Syzygy

Syzygy

   If you happened to be awake early this morning (in my case, a little after 6 AM), you likely saw the full lunar eclipse, a "syzygy" of certain elements coming into alignment, in this case the full moon falling directly into the shadow of the earth.  The eclipse was able to be safely viewed across much of the world and lasted a few minutes.  And after a little over an hour, the moon was gone, our earth rotating past and sending the moon into the mountains beyond.

   Also the other day, my friend suffered a serious accident, a woman pulling out directly and unexpectedly in front of her car as she leisurely traveled down a street.  Her car was totaled, a term used here in the U.S. to indicate that the car is beyond repair.  It was a perfect alignment of events.  A second before or after and she would have been past the woman's car; had the woman looked, had there been another lane, had the light stayed red a bit longer.  In another instance some years ago, my friend was driving home down a frontage road that borders the freeway, something he had down over and over during his drive out and back to work.  A construction truck coming the opposite way, its bed full of dirt fill from a nearby site, hit a pothole and jarred a baseball-sized rock loose from the top of the dirt, a rock that bounced out of the truck, onto the road and directly into my friend's windshield.  He was killed instantly.

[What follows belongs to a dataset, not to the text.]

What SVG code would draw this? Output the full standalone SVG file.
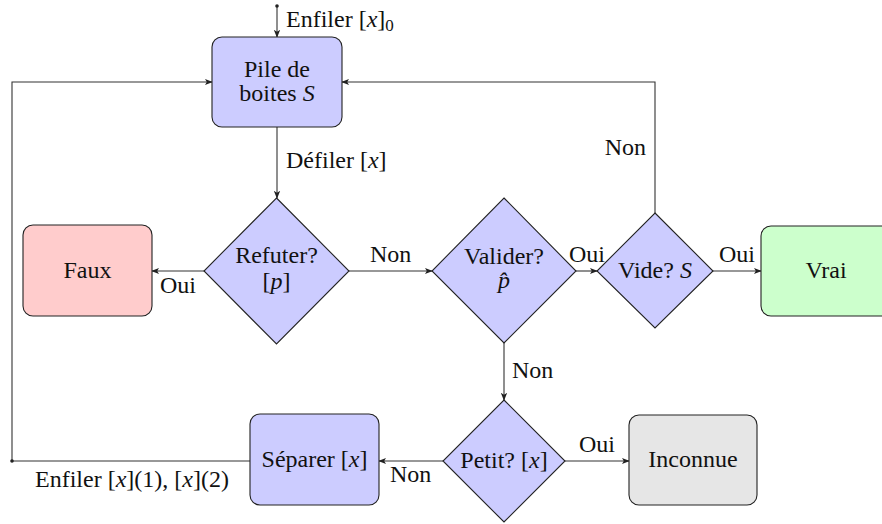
<svg xmlns="http://www.w3.org/2000/svg" width="882" height="524" viewBox="0 0 882 524">
<defs>
<marker id="ar" viewBox="0 0 10 10" refX="9" refY="5" markerWidth="8" markerHeight="8" markerUnits="userSpaceOnUse" orient="auto">
<path d="M0,1 L10,5 L0,9 L2.5,5 Z" fill="#222"/>
</marker>
</defs>
<g id="connectors" fill="none" stroke="#333" stroke-width="1.1">
<path d="M277,6 V37" marker-end="url(#ar)"/>
<path d="M277,127 V198" marker-end="url(#ar)"/>
<path d="M204,271 H152" marker-end="url(#ar)"/>
<path d="M349,271 H432" marker-end="url(#ar)"/>
<path d="M576,271 H597" marker-end="url(#ar)"/>
<path d="M713,271 H761" marker-end="url(#ar)"/>
<path d="M655,213 V82 H342" marker-end="url(#ar)"/>
<path d="M504,343 V400" marker-end="url(#ar)"/>
<path d="M565,461 H629" marker-end="url(#ar)"/>
<path d="M443,461 H379" marker-end="url(#ar)"/>
<path d="M250,461 H12 V82 H212" marker-end="url(#ar)"/>
<circle cx="277" cy="6" r="1.8" fill="#222" stroke="none"/>
<circle cx="12" cy="461" r="1.8" fill="#222" stroke="none"/>
</g>
<g id="labels" fill="#111">
<text font-family="Liberation Serif" font-size="24" x="286" y="27">Enfiler [<tspan font-style="italic">x</tspan>]<tspan font-size="17" dy="4">0</tspan></text>
<text font-family="Liberation Serif" font-size="24" x="286" y="168">D&#233;filer [<tspan font-style="italic">x</tspan>]</text>
<text font-family="Liberation Serif" font-size="24" x="160" y="293">Oui</text>
<text font-family="Liberation Serif" font-size="24" x="370" y="262">Non</text>
<text font-family="Liberation Serif" font-size="24" x="569" y="262">Oui</text>
<text font-family="Liberation Serif" font-size="24" x="719" y="262">Oui</text>
<text font-family="Liberation Serif" font-size="24" x="646" y="155" text-anchor="end">Non</text>
<text font-family="Liberation Serif" font-size="24" x="512" y="378">Non</text>
<text font-family="Liberation Serif" font-size="24" x="579" y="452">Oui</text>
<text font-family="Liberation Serif" font-size="24" x="390" y="482">Non</text>
<text font-family="Liberation Serif" font-size="24" x="35" y="487">Enfiler [<tspan font-style="italic">x</tspan>](1), [<tspan font-style="italic">x</tspan>](2)</text>
</g>
<g id="pile">
<rect x="212" y="37" width="130" height="90" rx="10" fill="#ccccff" stroke="#222" stroke-width="1.1"/>
<text font-family="Liberation Serif" font-size="24" fill="#111" text-anchor="middle" x="277" y="77">Pile de</text>
<text font-family="Liberation Serif" font-size="24" fill="#111" text-anchor="middle" x="277" y="101">boites <tspan font-style="italic">S</tspan></text>
</g>
<g id="refuter">
<polygon points="276.5,198 349,271 276.5,344 204,271" fill="#ccccff" stroke="#222" stroke-width="1.1"/>
<text font-family="Liberation Serif" font-size="24" fill="#111" text-anchor="middle" x="276.5" y="263">Refuter?</text>
<text font-family="Liberation Serif" font-size="24" fill="#111" text-anchor="middle" x="276.5" y="289">[<tspan font-style="italic">p</tspan>]</text>
</g>
<g id="faux">
<rect x="23" y="225" width="129" height="91" rx="10" fill="#ffcccc" stroke="#222" stroke-width="1.1"/>
<text font-family="Liberation Serif" font-size="24" fill="#111" text-anchor="middle" x="87.5" y="278">Faux</text>
</g>
<g id="valider">
<polygon points="504,198 576,271 504,343 432,271" fill="#ccccff" stroke="#222" stroke-width="1.1"/>
<text font-family="Liberation Serif" font-size="24" fill="#111" text-anchor="middle" x="504" y="264">Valider?</text>
<text font-family="Liberation Serif" font-size="24" fill="#111" text-anchor="middle" font-style="italic" x="504" y="288">p&#770;</text>
</g>
<g id="vide">
<polygon points="655,213 713,271 655,328 597,271" fill="#ccccff" stroke="#222" stroke-width="1.1"/>
<text font-family="Liberation Serif" font-size="24" fill="#111" text-anchor="middle" x="655" y="278">Vide? <tspan font-style="italic">S</tspan></text>
</g>
<g id="vrai">
<rect x="761" y="226" width="130" height="90" rx="10" fill="#ccffcc" stroke="#222" stroke-width="1.1"/>
<text font-family="Liberation Serif" font-size="24" fill="#111" text-anchor="middle" x="826" y="278">Vrai</text>
</g>
<g id="petit">
<polygon points="504,400 565,461 504,522 443,461" fill="#ccccff" stroke="#222" stroke-width="1.1"/>
<text font-family="Liberation Serif" font-size="24" fill="#111" text-anchor="middle" x="504" y="468">Petit? [<tspan font-style="italic">x</tspan>]</text>
</g>
<g id="inconnue">
<rect x="629" y="415" width="128" height="90" rx="10" fill="#e6e6e6" stroke="#222" stroke-width="1.1"/>
<text font-family="Liberation Serif" font-size="24" fill="#111" text-anchor="middle" x="693" y="467">Inconnue</text>
</g>
<g id="separer">
<rect x="250" y="414" width="129" height="91" rx="10" fill="#ccccff" stroke="#222" stroke-width="1.1"/>
<text font-family="Liberation Serif" font-size="24" fill="#111" text-anchor="middle" x="314.5" y="467">S&#233;parer [<tspan font-style="italic">x</tspan>]</text>
</g>
</svg>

   We hear those terms over and over.  Just a second later, if he would have taken a different route or had stayed late at work.  What is it about these circumstances, this syzygy, that causes accidents or trauma or death?  What is it that the same syzygy can bring about a chance meeting or the saving of a life.  The right place at the right time, or the wrong place and the wrong time.

   There was a similar question raised in an article that appeared in Bloomberg Businessweek on the dark side of interrogation techniques.  In the piece, it's pointed out that events have to line up almost perfectly to draw out information, whether that is an admission of guilt or withheld intelligence, the methods have, as a rule, proven effective...or so it was thought.  The good cop/bad cop routine, the humiliation, the deprivation, the beatings, all have seemed to produce what were a series of confessions, not only in the military world but also in the everyday civilian world ranging from police crimes to college cheating.  The new field, one which is actually quite old but is only now entering the interrogation field, is called behavioral sciences, and indeed, it is the science part that is entering the picture now.

   As it happens, the "science" part is beginning to prove that traditional indicators of detecting guilt and/or lying are often found to be as wrong as they are correct.  Shifty eyes, nervousness, shyness, all appeared as often with innocent people as with those who were guilty.  And coercion methods such as pretending to empathize or relate to the subject generated almost as many false confessions from innocent parties as they did from those who committed the crime.  A frightened individual in a tight room and possibly facing jail time, even if innocent, can often be slowly guided down a path of  "I'm sure you didn't know" and "you were just at the wrong place, how could you know," followed by the offer of leniency, an offer of just sign this paper and you can go.  It's the perfect lining up events, one side blocking out the other, a casting of a shadow over an otherwise lit world.

   When such events happen to us, such as my friend's accident, or being pulled over by the police, or being at the wrong place at the wrong time, it becomes difficult to see what went wrong.  Again the questions become "why me," or "why now?"  But as with what happens with the lunar eclipse, the sun's rays still manage to seemingly bend themselves around the earth, the moon's darkness broken by a faint umber glow as the light rays sail past.  Sometimes, even in those off, unimaginable moments, we need to think of the alignment that never occurred, the car that just missed us as it ran the red light, the jutting edge of the shelf that we dodged just as we stood up, the knife that slipped on the cutting board and that barely missed our finger, the things that went right.  In the larger scheme of things, those odd, sometimes disastrous moments are few in number, generally as few as the number of total lunar eclipse (the next full lunar eclipse happens about 11 months from now).

   It was all summed up, somewhat ironically, by the editors of Popular Science who assembled some of their combined thoughts on the question, "What's the most valuable lesson you've learned?"  One of their answers (and remember, this is from a science-oriented viewpoint), "Make it a great day, or not; the choice is yours."